§ Written exercise: Copy the data precisely, character for character, and leave out every picture.

§ Source excerpt:
= = =
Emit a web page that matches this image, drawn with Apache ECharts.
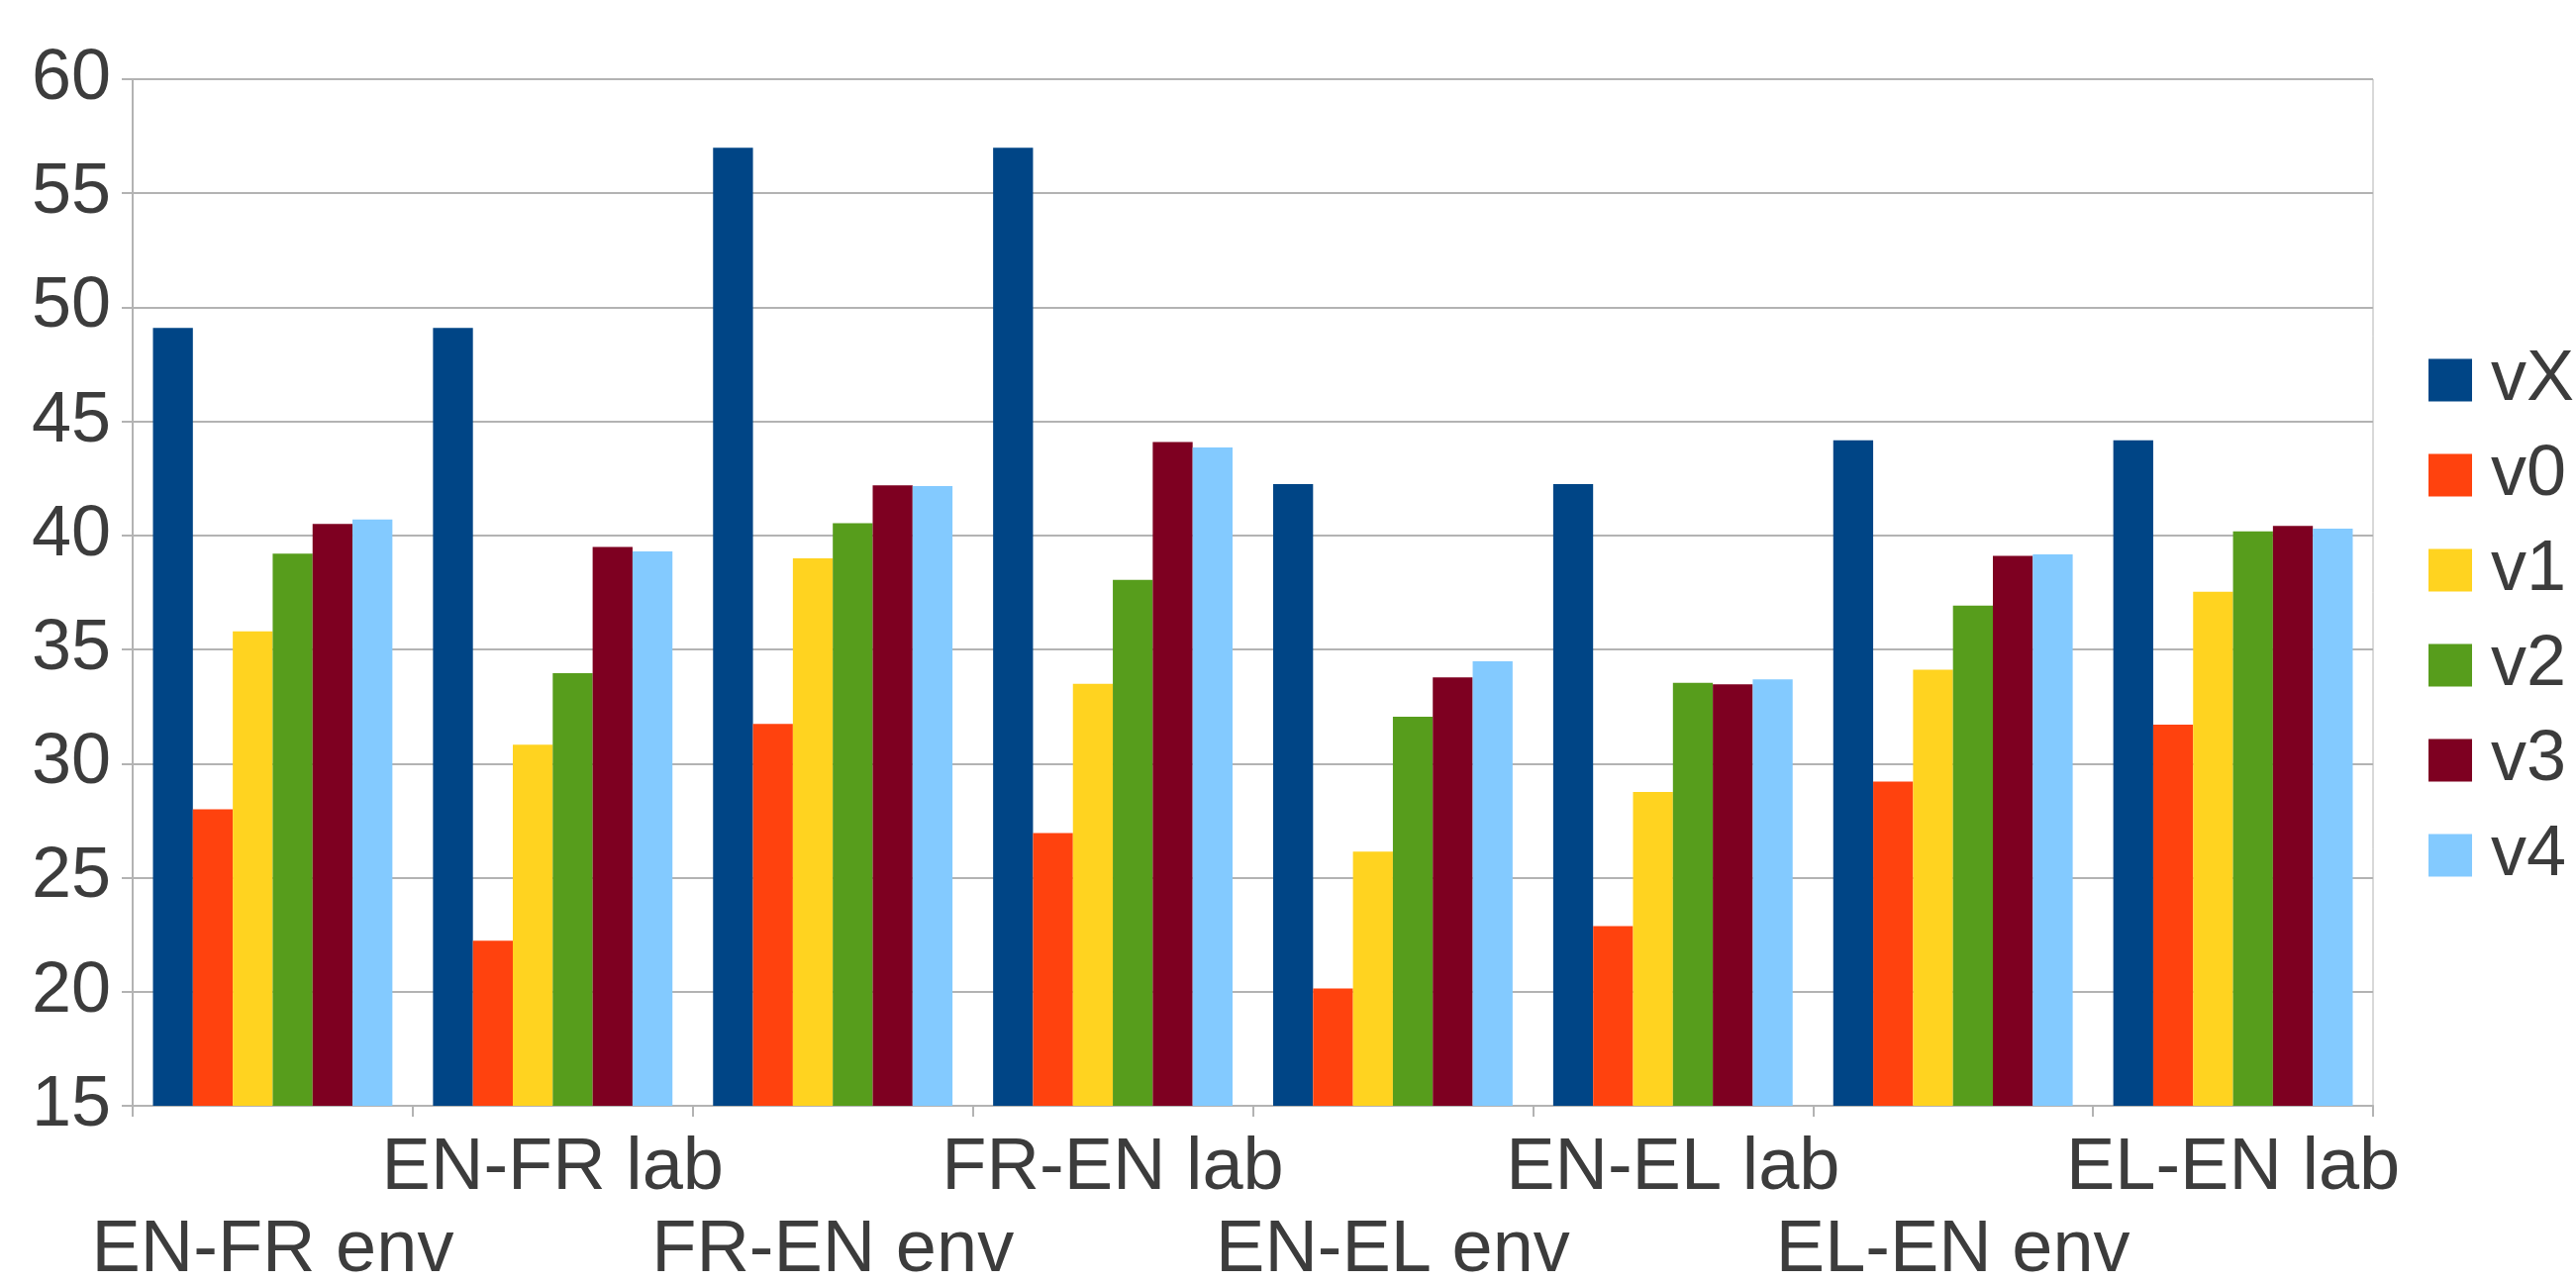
<!DOCTYPE html>
<html>
<head>
<meta charset="utf-8">
<script src="https://cdn.jsdelivr.net/npm/echarts@6/dist/echarts.min.js"></script>
<style>
html,body{margin:0;padding:0;background:#fff;}
#chart{width:2602px;height:1295px;}
</style>
</head>
<body>
<div id="chart"></div>
<script>
const categories = ['EN-FR env','EN-FR lab','FR-EN env','FR-EN lab','EN-EL env','EN-EL lab','EL-EN env','EL-EN lab'];
const seriesNames = ['vX','v0','v1','v2','v3','v4'];
const vX = [49.1, 49.1, 57.0, 57.0, 42.25, 42.25, 44.17, 44.17];
const v0 = [28.0, 22.24, 31.74, 26.96, 20.14, 22.88, 29.21, 31.71];
const v1 = [35.8, 30.83, 39.0, 33.5, 26.14, 28.76, 34.12, 37.53];
const v2 = [39.2, 33.96, 40.54, 38.05, 32.05, 33.54, 36.92, 40.18];
const v3 = [40.5, 39.5, 42.2, 44.1, 33.78, 33.48, 39.11, 40.42];
const v4 = [40.7, 39.3, 42.16, 43.86, 34.48, 33.69, 39.17, 40.3];
const yTicks = {min: 15, max: 60, interval: 5};

const colors = ['#004586','#ff420e','#ffd320','#579d1c','#7e0021','#83caff'];
const values = [vX, v0, v1, v2, v3, v4];
const font = 'Liberation Sans';
const textColor = '#3c3c3c';
const lineColor = '#b3b3b3';

const chart = echarts.init(document.getElementById('chart'), null, {renderer: 'canvas'});
chart.setOption({
  animation: false,
  color: colors,
  grid: {left: 134, top: 80, right: 205, bottom: 178, show: true, borderColor: lineColor, borderWidth: 1,
         backgroundColor: 'transparent', containLabel: false, outerBoundsMode: 'none'},
  legend: {
    orient: 'vertical',
    left: 2453, top: 348,
    padding: 0,
    itemWidth: 44, itemHeight: 43, itemGap: 24,
    icon: 'rect',
    textStyle: {fontFamily: font, fontSize: 72, color: textColor, lineHeight: 72, padding: [0,0,0,14]},
    data: seriesNames
  },
  xAxis: {
    type: 'category',
    data: categories,
    axisLine: {lineStyle: {color: lineColor, width: 2}},
    axisTick: {show: true, length: 11, lineStyle: {color: lineColor, width: 2}},
    axisLabel: {
      interval: 0,
      fontFamily: font, fontSize: 74, color: textColor,
      lineHeight: 83, margin: 22, verticalAlign: 'top',
      formatter: (v, i) => (i % 2 === 0 ? '\n' + v : v)
    },
    splitLine: {show: false}
  },
  yAxis: {
    type: 'value',
    min: yTicks.min, max: yTicks.max, interval: yTicks.interval,
    axisLine: {show: true, lineStyle: {color: lineColor, width: 2}},
    axisTick: {show: true, length: 11, lineStyle: {color: lineColor, width: 2}},
    axisLabel: {fontFamily: font, fontSize: 72, color: textColor, margin: 22},
    splitLine: {show: true, lineStyle: {color: lineColor, width: 2}}
  },
  series: seriesNames.map((n, k) => ({
    name: n,
    type: 'bar',
    data: values[k],
    barGap: '0%',
    barCategoryGap: '14.5%',
    itemStyle: {color: colors[k]}
  }))
});
</script>
</body>
</html>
= = =
§ Task output:
Emit a web page that matches this image, drawn with Apache ECharts.
<!DOCTYPE html>
<html>
<head>
<meta charset="utf-8">
<script src="https://cdn.jsdelivr.net/npm/echarts@6/dist/echarts.min.js"></script>
<style>
html,body{margin:0;padding:0;background:#fff;}
#chart{width:2602px;height:1295px;}
</style>
</head>
<body>
<div id="chart"></div>
<script>
const categories = ['EN-FR env','EN-FR lab','FR-EN env','FR-EN lab','EN-EL env','EN-EL lab','EL-EN env','EL-EN lab'];
const seriesNames = ['vX','v0','v1','v2','v3','v4'];
const vX = [49.1, 49.1, 57.0, 57.0, 42.25, 42.25, 44.17, 44.17];
const v0 = [28.0, 22.24, 31.74, 26.96, 20.14, 22.88, 29.21, 31.71];
const v1 = [35.8, 30.83, 39.0, 33.5, 26.14, 28.76, 34.12, 37.53];
const v2 = [39.2, 33.96, 40.54, 38.05, 32.05, 33.54, 36.92, 40.18];
const v3 = [40.5, 39.5, 42.2, 44.1, 33.78, 33.48, 39.11, 40.42];
const v4 = [40.7, 39.3, 42.16, 43.86, 34.48, 33.69, 39.17, 40.3];
const yTicks = {min: 15, max: 60, interval: 5};

const colors = ['#004586','#ff420e','#ffd320','#579d1c','#7e0021','#83caff'];
const values = [vX, v0, v1, v2, v3, v4];
const font = 'Liberation Sans';
const textColor = '#3c3c3c';
const lineColor = '#b3b3b3';

const chart = echarts.init(document.getElementById('chart'), null, {renderer: 'canvas'});
chart.setOption({
  animation: false,
  color: colors,
  grid: {left: 134, top: 80, right: 205, bottom: 178, show: true, borderColor: lineColor, borderWidth: 1,
         backgroundColor: 'transparent', containLabel: false, outerBoundsMode: 'none'},
  legend: {
    orient: 'vertical',
    left: 2453, top: 348,
    padding: 0,
    itemWidth: 44, itemHeight: 43, itemGap: 24,
    icon: 'rect',
    textStyle: {fontFamily: font, fontSize: 72, color: textColor, lineHeight: 72, padding: [0,0,0,14]},
    data: seriesNames
  },
  xAxis: {
    type: 'category',
    data: categories,
    axisLine: {lineStyle: {color: lineColor, width: 2}},
    axisTick: {show: true, length: 11, lineStyle: {color: lineColor, width: 2}},
    axisLabel: {
      interval: 0,
      fontFamily: font, fontSize: 74, color: textColor,
      lineHeight: 83, margin: 22, verticalAlign: 'top',
      formatter: (v, i) => (i % 2 === 0 ? '\n' + v : v)
    },
    splitLine: {show: false}
  },
  yAxis: {
    type: 'value',
    min: yTicks.min, max: yTicks.max, interval: yTicks.interval,
    axisLine: {show: true, lineStyle: {color: lineColor, width: 2}},
    axisTick: {show: true, length: 11, lineStyle: {color: lineColor, width: 2}},
    axisLabel: {fontFamily: font, fontSize: 72, color: textColor, margin: 22},
    splitLine: {show: true, lineStyle: {color: lineColor, width: 2}}
  },
  series: seriesNames.map((n, k) => ({
    name: n,
    type: 'bar',
    data: values[k],
    barGap: '0%',
    barCategoryGap: '14.5%',
    itemStyle: {color: colors[k]}
  }))
});
</script>
</body>
</html>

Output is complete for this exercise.